> _Exercise aim_: Pictures in the data should be dropped; transcribe exactly the lines from the one that has "Write a web" through the one that has "const STEP_US = 0.01;".

> _Input records_:
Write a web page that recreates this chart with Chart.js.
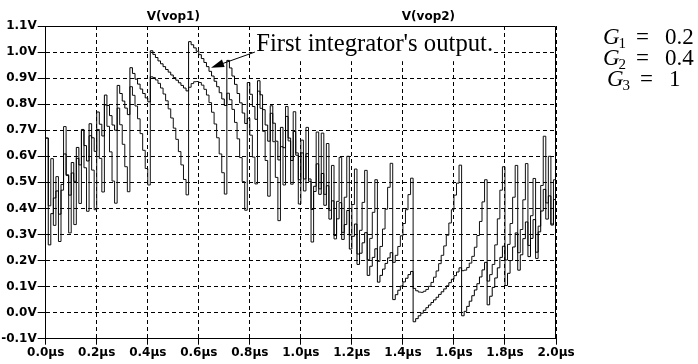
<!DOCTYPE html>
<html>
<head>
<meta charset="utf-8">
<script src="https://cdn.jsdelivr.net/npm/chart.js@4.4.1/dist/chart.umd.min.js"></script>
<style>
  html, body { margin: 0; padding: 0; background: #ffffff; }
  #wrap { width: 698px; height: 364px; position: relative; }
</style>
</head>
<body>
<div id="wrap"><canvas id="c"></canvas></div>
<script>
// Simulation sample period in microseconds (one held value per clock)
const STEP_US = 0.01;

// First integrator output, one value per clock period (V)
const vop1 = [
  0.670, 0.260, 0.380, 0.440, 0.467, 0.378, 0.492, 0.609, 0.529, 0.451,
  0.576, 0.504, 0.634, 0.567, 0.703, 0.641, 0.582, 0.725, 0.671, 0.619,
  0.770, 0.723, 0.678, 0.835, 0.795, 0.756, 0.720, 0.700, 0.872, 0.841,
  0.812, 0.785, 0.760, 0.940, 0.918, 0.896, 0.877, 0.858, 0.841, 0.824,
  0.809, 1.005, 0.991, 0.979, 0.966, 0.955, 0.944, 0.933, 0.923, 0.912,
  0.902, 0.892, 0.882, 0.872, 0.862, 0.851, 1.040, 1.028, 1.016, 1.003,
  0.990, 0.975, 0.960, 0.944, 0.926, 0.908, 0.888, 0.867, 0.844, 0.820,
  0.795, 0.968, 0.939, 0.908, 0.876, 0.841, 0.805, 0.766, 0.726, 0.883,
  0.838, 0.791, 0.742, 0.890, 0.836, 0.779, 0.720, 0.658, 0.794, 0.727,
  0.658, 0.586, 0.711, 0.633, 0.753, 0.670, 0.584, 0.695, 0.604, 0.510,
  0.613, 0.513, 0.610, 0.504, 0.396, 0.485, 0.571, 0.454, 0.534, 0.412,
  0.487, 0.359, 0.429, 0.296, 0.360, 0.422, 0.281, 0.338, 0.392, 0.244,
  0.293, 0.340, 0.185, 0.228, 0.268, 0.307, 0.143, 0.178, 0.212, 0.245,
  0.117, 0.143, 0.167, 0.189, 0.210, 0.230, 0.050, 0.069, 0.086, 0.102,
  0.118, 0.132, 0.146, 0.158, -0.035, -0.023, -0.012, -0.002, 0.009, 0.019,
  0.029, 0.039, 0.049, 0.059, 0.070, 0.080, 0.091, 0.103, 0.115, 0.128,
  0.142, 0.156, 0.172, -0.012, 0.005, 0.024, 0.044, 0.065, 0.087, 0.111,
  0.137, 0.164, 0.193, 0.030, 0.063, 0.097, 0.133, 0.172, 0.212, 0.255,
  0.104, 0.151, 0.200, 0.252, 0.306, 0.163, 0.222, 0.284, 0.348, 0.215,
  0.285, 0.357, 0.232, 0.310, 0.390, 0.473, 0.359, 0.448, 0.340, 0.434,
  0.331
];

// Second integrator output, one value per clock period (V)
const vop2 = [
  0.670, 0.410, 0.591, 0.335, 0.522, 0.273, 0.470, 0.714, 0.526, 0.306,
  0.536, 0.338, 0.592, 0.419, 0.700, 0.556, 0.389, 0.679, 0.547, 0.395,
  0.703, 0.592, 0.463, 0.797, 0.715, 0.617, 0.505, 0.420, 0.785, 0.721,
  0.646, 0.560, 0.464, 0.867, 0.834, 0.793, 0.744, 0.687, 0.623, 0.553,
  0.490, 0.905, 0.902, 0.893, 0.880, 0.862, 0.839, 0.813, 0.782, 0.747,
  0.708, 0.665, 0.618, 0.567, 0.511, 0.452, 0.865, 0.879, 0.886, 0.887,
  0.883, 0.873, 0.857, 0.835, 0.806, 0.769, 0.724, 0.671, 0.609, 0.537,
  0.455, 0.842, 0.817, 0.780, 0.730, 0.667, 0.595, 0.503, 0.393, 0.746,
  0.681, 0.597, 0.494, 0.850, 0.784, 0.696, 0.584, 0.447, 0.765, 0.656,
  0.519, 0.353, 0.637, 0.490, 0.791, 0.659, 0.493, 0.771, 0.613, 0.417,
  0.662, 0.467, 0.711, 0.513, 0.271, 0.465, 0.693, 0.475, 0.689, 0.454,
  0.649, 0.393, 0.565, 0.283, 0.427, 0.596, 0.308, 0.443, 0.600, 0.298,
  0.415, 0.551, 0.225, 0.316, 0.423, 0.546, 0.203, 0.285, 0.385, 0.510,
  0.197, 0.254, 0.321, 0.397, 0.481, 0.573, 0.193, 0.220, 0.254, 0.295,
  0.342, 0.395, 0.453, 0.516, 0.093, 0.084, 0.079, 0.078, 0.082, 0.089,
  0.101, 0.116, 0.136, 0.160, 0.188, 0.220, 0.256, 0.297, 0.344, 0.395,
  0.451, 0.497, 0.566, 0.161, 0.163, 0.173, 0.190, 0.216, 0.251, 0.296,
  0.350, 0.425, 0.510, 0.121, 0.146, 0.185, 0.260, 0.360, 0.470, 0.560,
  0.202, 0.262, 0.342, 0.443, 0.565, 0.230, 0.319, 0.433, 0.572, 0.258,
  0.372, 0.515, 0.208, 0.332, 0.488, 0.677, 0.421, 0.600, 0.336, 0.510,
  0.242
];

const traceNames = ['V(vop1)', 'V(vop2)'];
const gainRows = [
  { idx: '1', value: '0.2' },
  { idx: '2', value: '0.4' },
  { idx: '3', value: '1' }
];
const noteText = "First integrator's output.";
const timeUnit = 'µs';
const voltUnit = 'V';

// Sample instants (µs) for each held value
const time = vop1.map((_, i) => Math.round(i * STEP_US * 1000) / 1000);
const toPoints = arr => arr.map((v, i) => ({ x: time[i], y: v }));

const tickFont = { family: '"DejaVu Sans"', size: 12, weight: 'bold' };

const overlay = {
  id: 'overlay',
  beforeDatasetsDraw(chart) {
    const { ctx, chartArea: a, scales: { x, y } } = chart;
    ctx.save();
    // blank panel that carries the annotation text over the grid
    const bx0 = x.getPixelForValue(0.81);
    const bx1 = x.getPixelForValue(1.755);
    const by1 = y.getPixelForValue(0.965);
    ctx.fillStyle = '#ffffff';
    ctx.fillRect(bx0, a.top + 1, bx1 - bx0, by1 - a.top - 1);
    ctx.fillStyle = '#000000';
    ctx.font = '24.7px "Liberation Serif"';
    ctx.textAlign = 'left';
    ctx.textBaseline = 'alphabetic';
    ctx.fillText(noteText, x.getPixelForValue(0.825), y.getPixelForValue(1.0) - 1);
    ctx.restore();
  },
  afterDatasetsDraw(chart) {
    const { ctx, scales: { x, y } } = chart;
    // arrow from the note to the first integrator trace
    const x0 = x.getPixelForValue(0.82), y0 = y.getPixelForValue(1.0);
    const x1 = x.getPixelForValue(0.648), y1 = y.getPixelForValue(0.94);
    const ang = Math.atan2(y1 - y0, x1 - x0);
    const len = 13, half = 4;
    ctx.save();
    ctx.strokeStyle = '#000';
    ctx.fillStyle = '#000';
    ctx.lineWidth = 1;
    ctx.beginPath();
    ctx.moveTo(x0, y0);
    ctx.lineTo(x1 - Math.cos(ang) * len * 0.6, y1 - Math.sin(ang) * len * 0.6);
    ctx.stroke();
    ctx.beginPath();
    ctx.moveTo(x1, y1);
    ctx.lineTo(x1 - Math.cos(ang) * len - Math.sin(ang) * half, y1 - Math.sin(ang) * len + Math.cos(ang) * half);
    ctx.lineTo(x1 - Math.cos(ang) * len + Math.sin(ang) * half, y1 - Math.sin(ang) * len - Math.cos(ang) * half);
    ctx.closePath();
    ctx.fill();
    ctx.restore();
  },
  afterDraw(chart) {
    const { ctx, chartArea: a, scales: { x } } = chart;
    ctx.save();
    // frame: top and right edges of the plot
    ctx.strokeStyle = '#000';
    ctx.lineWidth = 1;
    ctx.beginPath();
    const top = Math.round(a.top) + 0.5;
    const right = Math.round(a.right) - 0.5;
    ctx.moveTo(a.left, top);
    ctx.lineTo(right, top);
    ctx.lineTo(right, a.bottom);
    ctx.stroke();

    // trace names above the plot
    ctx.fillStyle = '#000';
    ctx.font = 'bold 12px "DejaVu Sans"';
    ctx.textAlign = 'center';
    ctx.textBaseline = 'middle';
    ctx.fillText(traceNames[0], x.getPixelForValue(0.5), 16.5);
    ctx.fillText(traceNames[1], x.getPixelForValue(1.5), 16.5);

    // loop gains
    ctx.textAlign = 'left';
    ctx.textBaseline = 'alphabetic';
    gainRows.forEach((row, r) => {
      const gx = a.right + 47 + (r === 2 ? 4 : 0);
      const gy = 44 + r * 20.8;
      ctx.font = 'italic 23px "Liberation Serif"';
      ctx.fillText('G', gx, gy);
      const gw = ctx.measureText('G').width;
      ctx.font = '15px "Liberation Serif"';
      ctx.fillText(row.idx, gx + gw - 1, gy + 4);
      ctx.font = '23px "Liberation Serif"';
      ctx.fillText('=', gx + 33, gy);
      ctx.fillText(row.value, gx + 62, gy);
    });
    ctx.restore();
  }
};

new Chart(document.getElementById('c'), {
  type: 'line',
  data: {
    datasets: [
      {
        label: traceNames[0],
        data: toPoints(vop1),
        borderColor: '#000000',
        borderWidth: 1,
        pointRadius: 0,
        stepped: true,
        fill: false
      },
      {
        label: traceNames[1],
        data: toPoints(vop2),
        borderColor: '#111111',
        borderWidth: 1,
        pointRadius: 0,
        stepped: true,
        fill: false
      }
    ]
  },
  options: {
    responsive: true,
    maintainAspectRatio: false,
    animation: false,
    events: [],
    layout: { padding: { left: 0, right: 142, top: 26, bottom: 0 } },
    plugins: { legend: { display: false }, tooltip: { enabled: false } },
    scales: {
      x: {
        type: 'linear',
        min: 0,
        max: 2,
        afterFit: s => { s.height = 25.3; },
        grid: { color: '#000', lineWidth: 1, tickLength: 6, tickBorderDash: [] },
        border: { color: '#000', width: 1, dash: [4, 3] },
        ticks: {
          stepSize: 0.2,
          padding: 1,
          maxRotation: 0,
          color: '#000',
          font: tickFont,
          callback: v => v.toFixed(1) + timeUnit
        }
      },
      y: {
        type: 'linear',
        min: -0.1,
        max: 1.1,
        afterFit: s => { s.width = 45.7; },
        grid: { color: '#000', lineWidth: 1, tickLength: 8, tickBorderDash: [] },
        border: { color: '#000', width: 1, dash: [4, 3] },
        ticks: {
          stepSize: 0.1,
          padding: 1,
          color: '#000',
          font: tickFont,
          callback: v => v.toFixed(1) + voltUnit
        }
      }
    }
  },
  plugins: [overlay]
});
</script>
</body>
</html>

--

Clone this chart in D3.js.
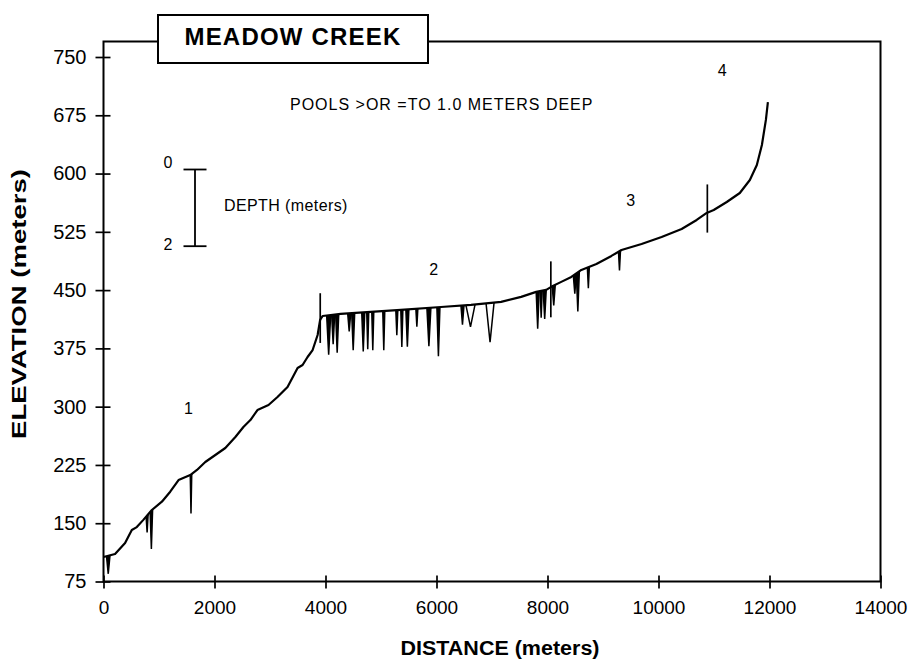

> _Correct answer_:
Write a web page that recreates this chart with Chart.js.
<!DOCTYPE html>
<html>
<head>
<meta charset="utf-8">
<script src="https://cdn.jsdelivr.net/npm/chart.js@4.4.1/dist/chart.umd.min.js"></script>
<style>
  html, body { margin: 0; padding: 0; background: #ffffff; }
  #wrap { width: 698px; height: 364px; position: relative; }
</style>
</head>
<body>
<div id="wrap"><canvas id="c"></canvas></div>
<script>
// Simulation sample period in microseconds (one held value per clock)
const STEP_US = 0.01;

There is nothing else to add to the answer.